Armans Einkommen reicht knapp aus, um seine Familie zu ernähren. Die kleine Hütte, in der er wohnt, verfügt über einen Raum, eine Kochnische und eine Art Toilette. Seine eigenen vier Kinder sollen nie Fischer werden, sagt er. Zu riskant sei der Beruf, zu klein das Einkommen, zu unsicher die Zukunft. «Nirgendwo auf der Welt gibt es mehr verheerende Stürme als bei uns. Bei einem Zyklon auf offener See zu sein, ist tödlich.» Zusätzlich ist die Fischerei saisonal stark beschränkt. Von April bis Oktober arbeitet Arman als Maler. 

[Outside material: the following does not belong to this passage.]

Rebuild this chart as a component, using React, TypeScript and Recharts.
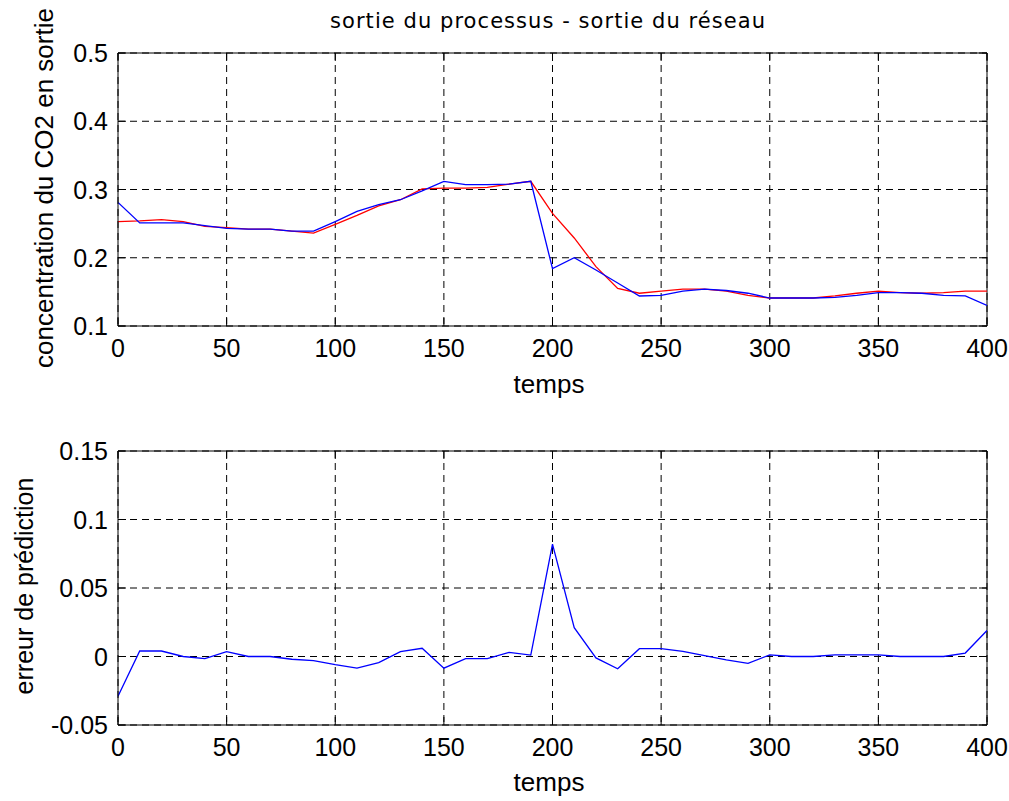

Doch trotz allem: Arman und seine Fischerkollegen sind dankbar, Teil des WWF-Projektes zu sein. «Liefern wir A-Qualitäts-Fische, die wir per Angel gefangen haben, ist uns ein Abnehmer mit einem fairen Preis sicher», erklärt Arman. Trotzdem fordert er einen weiteren Schritt. «Die industrielle Tunfisch-Fischerei müsste verboten werden. Sie schadet der Natur und den Fischen. Ein einziges industrielles Boot fischt an einem Tag gleich viel wie 28 traditionelle Fischer zusammen. Ob mit oder ohne Projekt – was haben wir und die Fische da für eine Zukunft?»